Fincke and Cardman are scheduled to begin a six-and-a-half-hour spacewalk at 8 a.m. EST on Thursday, with live NASA+ coverage starting at 6:30 a.m. The duo will finalize their preparations on Wednesday by organizing tools, checking spacesuits, and reviewing spacewalk procedures with assistance from Williams and Flight Engineer Kimiya Yui of JAXA (Japan Aerospace Exploration Agency). During the spacewalk, they will install a modification kit and route cables to set up the station’s port-side truss structure for a future roll-out solar array. NASA managers previewed on X Thursday’s spacewalk and a second spacewalk planned for Jan. 15.

Yui began his day Tuesday practicing robotic maneuvers planned for the Jan. 15 spacewalk, which will involve installing and relocating hardware on the orbital outpost.
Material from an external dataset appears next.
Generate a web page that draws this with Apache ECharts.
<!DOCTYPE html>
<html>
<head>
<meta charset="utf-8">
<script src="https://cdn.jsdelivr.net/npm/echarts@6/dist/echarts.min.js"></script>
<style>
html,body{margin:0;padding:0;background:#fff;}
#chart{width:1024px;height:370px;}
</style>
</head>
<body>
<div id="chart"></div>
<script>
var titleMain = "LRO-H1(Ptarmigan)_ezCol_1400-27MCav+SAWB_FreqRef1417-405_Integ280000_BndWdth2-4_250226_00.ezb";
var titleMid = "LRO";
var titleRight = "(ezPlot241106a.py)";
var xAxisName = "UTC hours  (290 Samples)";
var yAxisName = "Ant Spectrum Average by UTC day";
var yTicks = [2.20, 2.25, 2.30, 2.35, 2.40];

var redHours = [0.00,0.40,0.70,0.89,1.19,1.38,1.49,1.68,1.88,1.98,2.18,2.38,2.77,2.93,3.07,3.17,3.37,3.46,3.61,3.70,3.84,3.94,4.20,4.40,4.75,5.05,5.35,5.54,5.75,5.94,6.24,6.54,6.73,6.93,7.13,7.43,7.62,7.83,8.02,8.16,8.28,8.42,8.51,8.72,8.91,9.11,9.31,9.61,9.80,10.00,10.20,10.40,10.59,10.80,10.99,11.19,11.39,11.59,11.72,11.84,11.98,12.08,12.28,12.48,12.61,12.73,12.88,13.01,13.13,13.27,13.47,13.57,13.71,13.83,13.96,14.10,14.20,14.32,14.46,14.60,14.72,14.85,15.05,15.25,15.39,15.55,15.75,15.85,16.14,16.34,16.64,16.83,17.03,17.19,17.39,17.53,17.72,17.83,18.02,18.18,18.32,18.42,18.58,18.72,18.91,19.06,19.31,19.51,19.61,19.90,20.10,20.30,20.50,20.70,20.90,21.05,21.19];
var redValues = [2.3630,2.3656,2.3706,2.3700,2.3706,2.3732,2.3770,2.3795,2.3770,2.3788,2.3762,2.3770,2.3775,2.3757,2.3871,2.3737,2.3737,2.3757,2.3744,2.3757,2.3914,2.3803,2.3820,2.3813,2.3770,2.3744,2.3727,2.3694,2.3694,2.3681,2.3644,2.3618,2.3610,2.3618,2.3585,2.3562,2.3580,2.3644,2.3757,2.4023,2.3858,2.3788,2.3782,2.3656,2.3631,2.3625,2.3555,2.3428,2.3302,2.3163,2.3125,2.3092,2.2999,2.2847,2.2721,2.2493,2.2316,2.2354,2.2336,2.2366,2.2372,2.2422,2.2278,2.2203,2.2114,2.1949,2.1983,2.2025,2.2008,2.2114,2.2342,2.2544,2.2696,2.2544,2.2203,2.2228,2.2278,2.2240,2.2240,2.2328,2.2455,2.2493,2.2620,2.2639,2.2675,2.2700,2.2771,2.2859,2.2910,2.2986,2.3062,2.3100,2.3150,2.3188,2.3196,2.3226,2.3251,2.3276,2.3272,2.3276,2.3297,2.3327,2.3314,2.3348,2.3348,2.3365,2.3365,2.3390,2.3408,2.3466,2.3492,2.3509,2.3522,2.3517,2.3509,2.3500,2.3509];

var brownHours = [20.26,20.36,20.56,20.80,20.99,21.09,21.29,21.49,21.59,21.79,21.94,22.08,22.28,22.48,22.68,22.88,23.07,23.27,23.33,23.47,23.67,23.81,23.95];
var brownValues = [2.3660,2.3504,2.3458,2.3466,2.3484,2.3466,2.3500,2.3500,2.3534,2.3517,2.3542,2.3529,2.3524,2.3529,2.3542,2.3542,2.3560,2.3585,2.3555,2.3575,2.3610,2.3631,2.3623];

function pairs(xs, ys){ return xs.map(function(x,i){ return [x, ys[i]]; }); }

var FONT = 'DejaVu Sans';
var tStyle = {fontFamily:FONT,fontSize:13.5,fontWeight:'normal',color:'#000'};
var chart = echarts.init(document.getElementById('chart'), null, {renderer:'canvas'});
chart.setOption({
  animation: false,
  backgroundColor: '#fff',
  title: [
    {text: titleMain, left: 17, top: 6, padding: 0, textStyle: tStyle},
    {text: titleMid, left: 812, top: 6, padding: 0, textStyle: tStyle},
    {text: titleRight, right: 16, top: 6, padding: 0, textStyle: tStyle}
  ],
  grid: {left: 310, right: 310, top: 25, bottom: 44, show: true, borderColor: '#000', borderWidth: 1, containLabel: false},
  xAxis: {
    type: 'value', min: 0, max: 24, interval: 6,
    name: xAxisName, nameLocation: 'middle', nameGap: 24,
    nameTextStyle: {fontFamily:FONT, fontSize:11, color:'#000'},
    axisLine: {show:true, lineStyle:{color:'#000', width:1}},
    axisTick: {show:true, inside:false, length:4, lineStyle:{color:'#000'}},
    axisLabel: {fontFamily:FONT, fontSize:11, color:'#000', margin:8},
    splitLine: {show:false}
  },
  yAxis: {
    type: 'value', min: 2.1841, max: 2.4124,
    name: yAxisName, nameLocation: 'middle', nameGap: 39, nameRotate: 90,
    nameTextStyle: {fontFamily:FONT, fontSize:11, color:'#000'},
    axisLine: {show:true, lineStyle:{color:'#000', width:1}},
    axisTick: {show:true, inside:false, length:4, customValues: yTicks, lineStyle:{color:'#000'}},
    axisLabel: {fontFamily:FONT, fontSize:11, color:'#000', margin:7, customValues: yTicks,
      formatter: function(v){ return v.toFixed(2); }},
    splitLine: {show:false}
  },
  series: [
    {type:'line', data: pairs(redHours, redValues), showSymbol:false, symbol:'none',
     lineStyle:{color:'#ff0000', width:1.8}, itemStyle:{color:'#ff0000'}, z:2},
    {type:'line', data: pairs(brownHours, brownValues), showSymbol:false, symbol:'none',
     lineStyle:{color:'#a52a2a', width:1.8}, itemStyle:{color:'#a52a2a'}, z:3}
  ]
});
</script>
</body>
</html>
Afterward, Yui collected water samples from an oxygen generator for ground analysis, then cleaned a filter and screen on the life support device.

Roscosmos Flight Engineers Sergey Kud-Sverchkov and Sergei Mikaev studied how living and working in microgravity affects the respiratory system. The cosmonauts took turns wearing an acoustic sensor around their tracheas to record sounds as they forcefully exhaled. Results will help doctors and crews monitor the respiratory system and provide early signs of possible space-caused breathing disorders.

Roscosmos Flight Engineer Oleg Platonov started his shift photographing his cosmonaut crewmates as they conducted lung research activities. Next, he cleaned, inspected, and photographed fans and ventilation system components in the Nauka science module.